The foundation of the evaluation is the "word match rate," which compares the machine-translated sentence with the correct sentence created by a human and measures how many of the same words are included. For example, if the correct translation is "I have a pen," and a machine translation also outputs "I have a pen," the score will be high; however, if it outputs "I have a pencil," the score will be low.
However, simply matching words does not guarantee a natural sentence. Therefore, the BLEU score also takes into account the order of words, that is, the correctness of word order. By checking how many consecutive words (phrases) such as "I am pen" or "pen am holding" match, it evaluates more natural translations more highly. Furthermore, there is a mechanism that penalizes translations that are unnaturally shorter than the reference translation, adjusting the score to be lower.
2. How to Use the BLEU Score in Business
For example, when you are unsure whether to adopt the machine translation service from Company A or Company B, it serves as an objective basis for decision-making. By using your company's product manuals and website texts as samples and translating them with both services, you can compare the results using BLEU scores to numerically evaluate which service is better suited to your company's content.
It also helps improve the translation process after implementation. After introducing machine translation, there may be a task called "post-editing," where humans make corrections. However, if you use a machine translation engine with a high BLEU score, meaning high initial quality, the amount of human correction work decreases, which in turn leads to reductions in the time and cost required for translation. The BLEU score can also be used as a KPI (Key Performance Indicator) to measure this improvement effect.
Furthermore, it is also effective for fulfilling accountability to management. In response to the question, "How much has quality improved as a result of investing in the new translation system?", you can present the effect of the investment with concrete numbers, such as, "The BLEU score improved by 10 points before and after implementation, and this is expected to reduce revision costs by XX%."
3. Points to Note About the BLEU Score
While the BLEU score is convenient in this way, it is not万能. It is important not to take the score at face value and to understand some of its limitations.
First, even if the meaning matches, the score will be low if the expression differs from the correct translation. For example, if the correct translation is "I need to attend that meeting," but the machine translation outputs "I have to participate in that meeting," the meaning is perfectly fine, but because the words differ, such as "meeting → meeting" and "attend → participate," the BLEU score will be rated low.
It is also important to be aware that grammatical errors and unnatural nuances can be overlooked. As long as the words or phrases match the reference translation, the score may be high even if the overall flow of the sentence is unnatural.

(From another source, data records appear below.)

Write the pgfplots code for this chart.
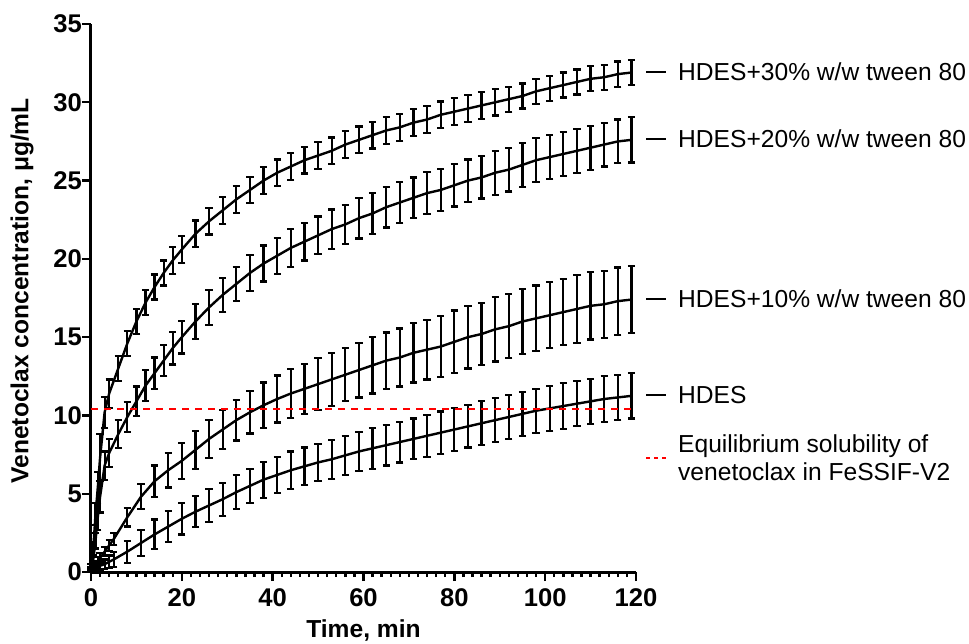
\documentclass[border=0pt]{standalone}
\usepackage{fontspec}
\setmainfont{Liberation Sans}
\usepackage{pgfplots}
\usepackage{pgfplotstable}
\pgfplotsset{compat=1.18}

% time, mean, sd
\pgfplotstableread{
t v e
0 0.3 0.2
0.5 1.5 0.4
1 3.7 0.7
1.5 5.4 1.0
2 7.3 1.5
3 10.2 1.0
4 11.4 0.9
6 13.0 0.8
8 14.6 0.8
10 16.0 0.8
12 17.2 0.8
14 18.2 0.8
16 19.1 0.8
18 19.9 0.85
20 20.6 0.85
23 21.6 0.85
26 22.4 0.85
29 23.1 0.85
32 23.8 0.85
35 24.4 0.85
38 25.0 0.85
41 25.5 0.85
44 25.9 0.85
47 26.3 0.85
50 26.6 0.85
53 26.9 0.85
56 27.3 0.85
59 27.6 0.85
62 27.9 0.85
65 28.2 0.85
68 28.4 0.85
71 28.7 0.85
74 28.9 0.85
77 29.2 0.85
80 29.4 0.85
83 29.6 0.85
86 29.8 0.85
89 30.0 0.85
92 30.2 0.8
95 30.4 0.8
98 30.7 0.8
101 30.9 0.8
104 31.1 0.8
107 31.3 0.8
110 31.5 0.8
113 31.6 0.8
116 31.8 0.8
119 31.9 0.8
}\tabA

\pgfplotstableread{
t v e
0 0.3 0.2
0.5 0.8 0.3
1 2.0 0.5
1.5 3.5 0.8
2 4.8 1.0
3 6.8 0.9
4 7.6 0.9
6 8.8 0.9
8 9.9 0.95
10 10.9 0.95
12 11.9 1.0
14 12.7 1.0
16 13.5 1.0
18 14.3 1.05
20 15.0 1.05
23 16.0 1.1
26 16.9 1.1
29 17.7 1.1
32 18.4 1.1
35 19.1 1.15
38 19.7 1.15
41 20.2 1.15
44 20.7 1.2
47 21.1 1.2
50 21.5 1.2
53 21.9 1.25
56 22.2 1.25
59 22.6 1.3
62 22.9 1.3
65 23.3 1.3
68 23.6 1.3
71 23.9 1.3
74 24.2 1.35
77 24.4 1.35
80 24.7 1.35
83 25.0 1.35
86 25.2 1.35
89 25.5 1.4
92 25.7 1.4
95 26.0 1.4
98 26.3 1.4
101 26.5 1.4
104 26.7 1.4
107 26.9 1.4
110 27.1 1.4
113 27.3 1.4
116 27.5 1.4
119 27.6 1.45
}\tabB

\pgfplotstableread{
t v e
0 0.2 0.1
0.5 0.3 0.15
1 0.5 0.2
1.5 0.7 0.25
2 0.9 0.3
3 1.3 0.3
4 1.7 0.35
5 2.1 0.4
8 3.5 0.6
11 4.8 0.8
14 5.8 1.0
17 6.5 1.1
20 7.1 1.15
23 7.8 1.2
26 8.5 1.2
29 9.1 1.25
32 9.7 1.3
35 10.2 1.35
38 10.65 1.45
41 11.05 1.5
44 11.4 1.55
47 11.7 1.6
50 12.0 1.65
53 12.3 1.7
56 12.6 1.7
59 12.9 1.75
62 13.2 1.8
65 13.5 1.8
68 13.7 1.85
71 14.0 1.9
74 14.2 1.9
77 14.4 1.95
80 14.7 2.0
83 15.0 2.0
86 15.2 2.0
89 15.5 2.05
92 15.7 2.05
95 16.0 2.1
98 16.2 2.1
101 16.4 2.1
104 16.6 2.1
107 16.8 2.15
110 17.0 2.15
113 17.1 2.15
116 17.3 2.15
119 17.4 2.15
}\tabC

\pgfplotstableread{
t v e
0 0.1 0.1
0.5 0.15 0.1
1 0.2 0.15
1.5 0.3 0.2
2 0.4 0.25
3 0.5 0.3
4 0.65 0.4
5 0.8 0.5
8 1.3 0.7
11 1.85 0.85
14 2.4 0.95
17 2.9 1.0
20 3.4 1.0
23 3.85 1.0
26 4.25 1.05
29 4.65 1.05
32 5.1 1.1
35 5.5 1.1
38 5.9 1.15
41 6.2 1.15
44 6.5 1.2
47 6.75 1.2
50 7.0 1.2
53 7.2 1.25
56 7.45 1.25
59 7.7 1.25
62 7.9 1.3
65 8.1 1.3
68 8.3 1.3
71 8.5 1.3
74 8.7 1.35
77 8.9 1.35
80 9.1 1.35
83 9.3 1.35
86 9.5 1.4
89 9.7 1.4
92 9.9 1.4
95 10.1 1.4
98 10.3 1.4
101 10.45 1.45
104 10.6 1.45
107 10.75 1.45
110 10.9 1.45
113 11.05 1.45
116 11.15 1.45
119 11.25 1.45
}\tabD

\begin{document}
\begin{tikzpicture}
\useasboundingbox (-45.5pt,-35.5pt) rectangle (439pt,286pt);
\begin{axis}[
  scale only axis, width=272.5pt, height=274pt,
  xmin=0, xmax=120, ymin=0, ymax=35,
  clip=false,
  axis x line*=bottom, axis y line*=left,
  axis line style={line width=1.5pt},
  tick align=outside,
  major tick length=4.5pt, minor tick length=2.5pt,
  every tick/.style={black, line width=1.2pt},
  xtick={0,20,...,120}, minor x tick num=9,
  ytick={0,5,...,35},
  /pgf/number format/assume math mode=true,
  xticklabel style={font=\fontsize{12.8}{14}\selectfont\bfseries, yshift=-0.5pt},
  yticklabel style={font=\fontsize{12.8}{14}\selectfont\bfseries, xshift=3.5pt},
  xlabel={Time, min},
  ylabel={Venetoclax concentration, μg/mL},
  every axis x label/.style={at={(axis description cs:0.5,0)}, anchor=center,
    yshift=-29pt, font=\fontsize{12.3}{14}\selectfont\bfseries},
  every axis y label/.style={at={(axis description cs:0,0.513)}, anchor=center,
    xshift=-34.5pt, rotate=90, font=\fontsize{12.3}{14}\selectfont\bfseries},
  error bars/y dir=both, error bars/y explicit,
  error bars/error bar style={line width=1.1pt, black},
  error bars/error mark options={rotate=90, mark size=1.8pt, line width=1.1pt, black},
]
\addplot[black, line width=1.2pt, mark=none] table[x=t, y=v, y error=e]{\tabA};
\addplot[black, line width=1.2pt, mark=none] table[x=t, y=v, y error=e]{\tabB};
\addplot[black, line width=1.2pt, mark=none] table[x=t, y=v, y error=e]{\tabC};
\addplot[black, line width=1.2pt, mark=none] table[x=t, y=v, y error=e]{\tabD};
\addplot[red, line width=1pt, dash pattern=on 3.5pt off 3pt, mark=none, forget plot] coordinates {(0,10.43) (120,10.43)};

% legend at curve ends
\begin{scope}[every node/.style={anchor=west, inner sep=0pt, font=\fontsize{12.3}{14.35}\selectfont}]
\draw[black, line width=1pt] (axis cs:122.3,31.93) -- (axis cs:126.6,31.93);
\node at (axis cs:129.2,31.93) {HDES+30\% w/w tween 80};
\draw[black, line width=1pt] (axis cs:122.3,27.67) -- (axis cs:126.6,27.67);
\node at (axis cs:129.2,27.67) {HDES+20\% w/w tween 80};
\draw[black, line width=1pt] (axis cs:122.3,17.46) -- (axis cs:126.6,17.46);
\node at (axis cs:129.2,17.46) {HDES+10\% w/w tween 80};
\draw[black, line width=1pt] (axis cs:122.3,11.28) -- (axis cs:126.6,11.28);
\node at (axis cs:129.2,11.28) {HDES};
\draw[red, line width=1pt, dash pattern=on 2pt off 2pt] (axis cs:122.3,7.3) -- (axis cs:126.6,7.3);
\node[align=left] at (axis cs:129.2,7.3) {Equilibrium solubility of\\venetoclax in FeSSIF-V2};
\end{scope}
\end{axis}
\end{tikzpicture}
\end{document}
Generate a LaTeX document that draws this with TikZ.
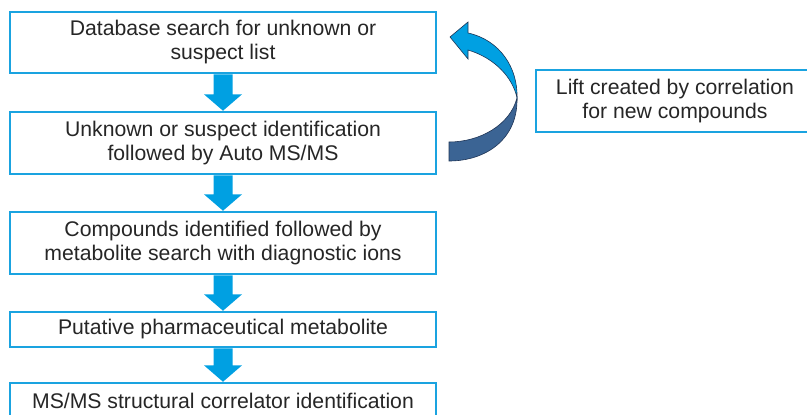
\documentclass[tikz,border=0pt]{standalone}
\usepackage{fontspec}
\setmainfont{Liberation Sans}
\usetikzlibrary{calc}
\definecolor{boxblue}{HTML}{1AA3E0}
\definecolor{arrowblue}{HTML}{00A0E2}
\definecolor{darkarrow}{HTML}{3B6494}
\definecolor{outlinec}{HTML}{1F3556}
\definecolor{txt}{HTML}{262626}
\newcommand\blockarrow[2]{\fill[arrowblue] let \p1=(#1.south), \p2=(#2.north) in
  (\x1-9.5pt,\y1-0.7pt) -- (\x1+9.5pt,\y1-0.7pt) -- (\x1+9.5pt,\y2+17pt) -- (\x1+19pt,\y2+17pt)
  -- (\x1,\y2+0.6pt) -- (\x1-19pt,\y2+17pt) -- (\x1-9.5pt,\y2+17pt) -- cycle;}
\begin{document}
\begin{tikzpicture}[x=1pt,y=-1pt,
 box/.style={draw=boxblue,line width=1.3pt,fill=white,text=txt,font=\fontsize{21.2}{24}\selectfont,align=center,inner sep=0pt,minimum width=426pt},
 ]
\useasboundingbox (0,0) rectangle (807,415);
\clip (0,0) rectangle (807,415);
\node[box,minimum height=61pt] (b1) at (223,42.5) {Database search for unknown or\\suspect list};
\node[box,minimum height=62pt] (b2) at (223,143) {Unknown or suspect identification\\followed by Auto MS/MS};
\node[box,minimum height=62pt] (b3) at (223,243) {Compounds identified followed by\\metabolite search with diagnostic ions};
\node[box,minimum height=35pt] (b4) at (223,329.5) {Putative pharmaceutical metabolite};
\node[box,minimum height=36pt] (b5) at (223,401) {MS/MS structural correlator identification};
\node[box,minimum width=278pt,minimum height=62pt] (lift) at (675,101) {Lift created by correlation\\for new compounds};
\blockarrow{b1}{b2}
\blockarrow{b2}{b3}
\blockarrow{b3}{b4}
\blockarrow{b4}{b5}
% curved arrow
\filldraw[fill=darkarrow,draw=outlinec,line width=0.6pt]
  (517,98) .. controls (518,140) and (485,161) .. (449,161)
  -- (449,142) .. controls (480,142) and (510,125) .. (517,98) -- cycle;
\filldraw[fill=arrowblue,draw=outlinec,line width=0.6pt]
  (468,50) -- (468,59) -- (450,37) -- (468,22) -- (468,33)
  .. controls (500,40) and (518,68) .. (517,98)
  .. controls (513,78) and (495,58) .. (468,50) -- cycle;
\end{tikzpicture}
\end{document}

It should not be forgotten that the reliability of the score is greatly influenced by the quality of the "human reference translation" used for comparison. If the quality of the reference translation itself is low, no matter how much the score is measured, the evaluation cannot be trusted.
4. Beyond the BLEU Score: A New Era Where AI Evaluates Quality
Because BLEU scores have these caveats, new evaluation technologies have emerged in recent years to compensate for their weaknesses. These are automatic evaluation methods that utilize AI. AI-based evaluation assesses translation quality not only by surface-level word matches but also by considering the context and the semantic closeness of words. As a result, translations that BLEU scores tend to rate low—such as those with correct meaning but different expressions—can now be fairly evaluated in a way that is closer to human judgment.
What is particularly noteworthy in this field is the new evaluation metric represented by "MetricX." AI-based metrics like MetricX incorporate recent advances in AI technology to achieve more precise automatic evaluation. By using BLEU scores and these new AI evaluation metrics appropriately, it becomes possible to grasp the quality of machine translation more comprehensively and accurately.
For those who want to learn more about AI-based translation evaluation and MetricX, please see the following article.
5. Summary
The BLEU score is a benchmark that allows you to easily measure the basic performance of machine translation, but it has limitations in that it cannot evaluate the correctness of meaning or the richness of expression. AI evaluation, represented by MetricX, compensates for these weaknesses. AI evaluates the accuracy of meaning in a way that is closer to human perception. While skillfully utilizing advanced AI evaluation, it is ultimately important to verify with human judgment whether it can truly be used in a business setting. The combination of objective data and real-world sensibility is the surest shortcut to finding the optimal translation solution for your company.